The issue is ultimately resolved in a way which takes the sex – life-long theme out of the mix and decides their relationship in terms of a pure intellectual friendship.

Simon Darcourt agues to Maria that she is a “Sophia” to both Hollier and himself. Sophia is the figure of “…Divine Wisdom, God’s partner and playmate in Creation.”

Maria explains that Hollier and Simon are her “rebel angels.”

They were real angels, Samahazai and Azazel, and they betrayed the secrets of Heaven to King Solomon, and God threw them out of Heaven.

There weren’t soreheaded egoists like Lucifer. Instead they gave mankind another push up the ladder, they came to earth and taught tongues, and healing and laws and hygiene – taught everything…

This bit of apocrypha and Simon’s Greek myth of Sophia give them ways to understand Maria’s relationship to both Hollier and Darcourt. But it is Maria who argues the sexual mode of playing this out would be ruinous.

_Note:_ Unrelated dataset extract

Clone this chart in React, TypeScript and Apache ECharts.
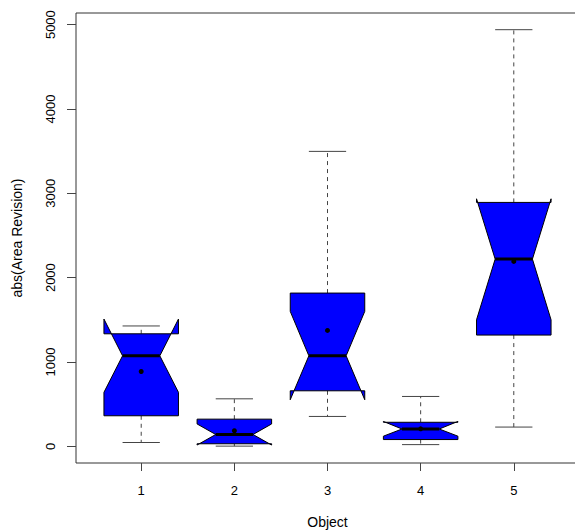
import React, { useEffect, useRef } from "react";
import * as echarts from "echarts";

const categories = [1, 2, 3, 4, 5];
const lowerWhisker = [45, 2, 354, 20, 228];
const q1 = [362, 30, 658, 80, 1319];
const median = [1073, 140, 1073, 205, 2220];
const q3 = [1334, 322, 1817, 285, 2892];
const upperWhisker = [1427, 563, 3497, 591, 4940];
const notchLow = [640, 15, 552, 120, 1500];
const notchHigh = [1509, 265, 1600, 295, 2935];
const means = [887, 184, 1374, 207, 2192];
const yTicks = [0, 1000, 2000, 3000, 4000, 5000];

const FONT = "'Liberation Sans', Arial, Helvetica, sans-serif";

export default function App() {
  const ref = useRef<HTMLDivElement>(null);
  useEffect(() => {
    if (!ref.current) return;
    const chart = echarts.init(ref.current, undefined, { renderer: "svg" });
    const data = categories.map((c, i) => [
      c,
      lowerWhisker[i],
      q1[i],
      median[i],
      q3[i],
      upperWhisker[i],
      notchLow[i],
      notchHigh[i],
      means[i],
    ]);
    const renderItem = (params: any, api: any) => {
      const x = api.value(0);
      const lw = api.value(1);
      const b1 = api.value(2);
      const md = api.value(3);
      const b3 = api.value(4);
      const uw = api.value(5);
      const nl = api.value(6);
      const nh = api.value(7);
      const mn = api.value(8);
      const w = api.size([0.4, 0])[0];
      const c = (yy: number) => api.coord([x, yy]);
      const cx = c(md)[0];
      const Y = (v: number) => c(v)[1];
      const lineStyle = { stroke: "#444", lineWidth: 1, fill: null };
      const dashed = { ...lineStyle, lineDash: [4, 4] };
      const pts = [
        [cx - w, Y(b1)],
        [cx + w, Y(b1)],
        [cx + w, Y(nl)],
        [cx + w / 2, Y(md)],
        [cx + w, Y(nh)],
        [cx + w, Y(b3)],
        [cx - w, Y(b3)],
        [cx - w, Y(nh)],
        [cx - w / 2, Y(md)],
        [cx - w, Y(nl)],
      ];
      return {
        type: "group",
        children: [
          { type: "line", shape: { x1: cx, y1: Y(b1), x2: cx, y2: Y(lw) }, style: dashed },
          { type: "line", shape: { x1: cx, y1: Y(b3), x2: cx, y2: Y(uw) }, style: dashed },
          { type: "line", shape: { x1: cx - w / 2, y1: Y(lw), x2: cx + w / 2, y2: Y(lw) }, style: lineStyle },
          { type: "line", shape: { x1: cx - w / 2, y1: Y(uw), x2: cx + w / 2, y2: Y(uw) }, style: lineStyle },
          { type: "polygon", shape: { points: pts }, style: { fill: "#0000FF", stroke: "#000", lineWidth: 1 } },
          { type: "line", shape: { x1: cx - w / 2, y1: Y(md), x2: cx + w / 2, y2: Y(md) }, style: { stroke: "#000", lineWidth: 3 } },
          { type: "circle", shape: { cx: cx, cy: Y(mn), r: 2.5 }, style: { fill: "#000" } },
        ],
      };
    };
    chart.setOption({
      animation: false,
      grid: {
        left: 76,
        top: 13,
        right: -4,
        bottom: 68,
        show: true,
        borderColor: "#333",
        borderWidth: 1,
        backgroundColor: "transparent",
        containLabel: false,
        outerBoundsMode: "none",
      },
      xAxis: {
        type: "value",
        min: 0.3,
        max: 5.7,
        name: "Object",
        nameLocation: "middle",
        nameGap: 52,
        nameTextStyle: { fontFamily: FONT, fontSize: 14, color: "#000", verticalAlign: "top" },
        axisLine: { show: false, onZero: false },
        splitLine: { show: false },
        axisTick: { show: true, length: 8, customValues: categories, lineStyle: { color: "#444" } },
        axisLabel: {
          customValues: categories,
          margin: 21,
          fontFamily: FONT,
          fontSize: 13,
          color: "#000",
          formatter: (v: number) => String(v),
        },
      },
      yAxis: {
        type: "value",
        min: -198,
        max: 5138,
        name: "abs(Area Revision)",
        nameLocation: "middle",
        nameGap: 52,
        nameRotate: 90,
        nameTextStyle: { fontFamily: FONT, fontSize: 14, color: "#000" },
        axisLine: { show: false, onZero: false },
        splitLine: { show: false },
        axisTick: { show: true, length: 9, customValues: yTicks, lineStyle: { color: "#444" } },
        axisLabel: {
          customValues: yTicks,
          rotate: 90,
          margin: 19,
          fontFamily: FONT,
          fontSize: 13,
          color: "#000",
          formatter: (v: number) => String(v),
        },
      },
      series: [
        {
          type: "custom",
          renderItem,
          data,
          encode: { x: 0, y: [1, 2, 3, 4, 5] },
          clip: false,
        },
      ],
    });
    return () => chart.dispose();
  }, []);
  return (
    <div
      ref={ref}
      style={{ position: "fixed", left: 0, top: 0, width: 575, height: 531, background: "#fff" }}
    />
  );
}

I agree that I am Sophia to you, and I can be that as long as you wish, but I must be my own human Maria-self as well, and if we go to bed it may well be Sophia who lies down but it will Maria – and not the best of her – who gets up and Sophia will be gone forever. And you, Simon dear, would come into my bed as my Rebel Angel, but very soon you would be a stoutish Anglican parson, and a Rebel Angel no more.”

DAVIES’ THEME OF THE RULES OF MEN AND WOMEN

It is interesting to note that author Robertson Davies – rather than any character – structures this theme of the roles of men and women in such a way that one cannot escape recognizing his thesis that men and women play very different roles in existence. It isn’t one of hierarchy of men over women, but complementary but different roles – a sort of strange theory of “difference feminism.”

THE SKEPTICISM OF PARLEBANE AND URQUHART AND THE TWO WORLDS OF MARIA

A last theme I want to call attention to is the radical skepticism of the characters John Parlebane and Maria’s agonies of being caught between the world of western science and her family’s occult gypsy life. The novel is filled with conflicts of an epistemological sort, a war between western scientific rationalism and other modes of knowing which are either more intuitive or even occult.

The strange scientist of the college, Ozias Froats is a minor reflection of this theme. He takes samples of human stool and analyzes them chemically to see if a rigorously controlled scientific relationship can be established between the chemical make up of one’s stool and one’s personality. When Maria shows him that Paracelsus had some very similar views, Froats is quite impressed with Paracelsus’ conclusions, but dismisses them as quite worthless since they are not “scientific.”

Parlabane is the novel’s radical skeptic concerning science and everything else.

But as a sceptic I am dubious about science as about everything else, unless the scientist is himself a sceptic, and few of them are. The stench of formaldehyde may be as potent as the whiff of incense in stimulating a naturally idolatrous understanding.

Maria is torn by a different but no less divisive conflict: on the one hand she is deeply wedded to the western rational tradition of the modern university, yet feels a very strong pull to the magic, occult and strongly motivating passions of her roots in Hungarian gypsy life.

Davis tries hard to give reality to both sides of her personality, and in places succeeds. In the end, however, Davies’ Maria seems to me to end up fairly well established inside the university culture of reason.

The Rebel Angels is a great read. Complex, funny, poignant and intellectually stimulating. A delightful novel.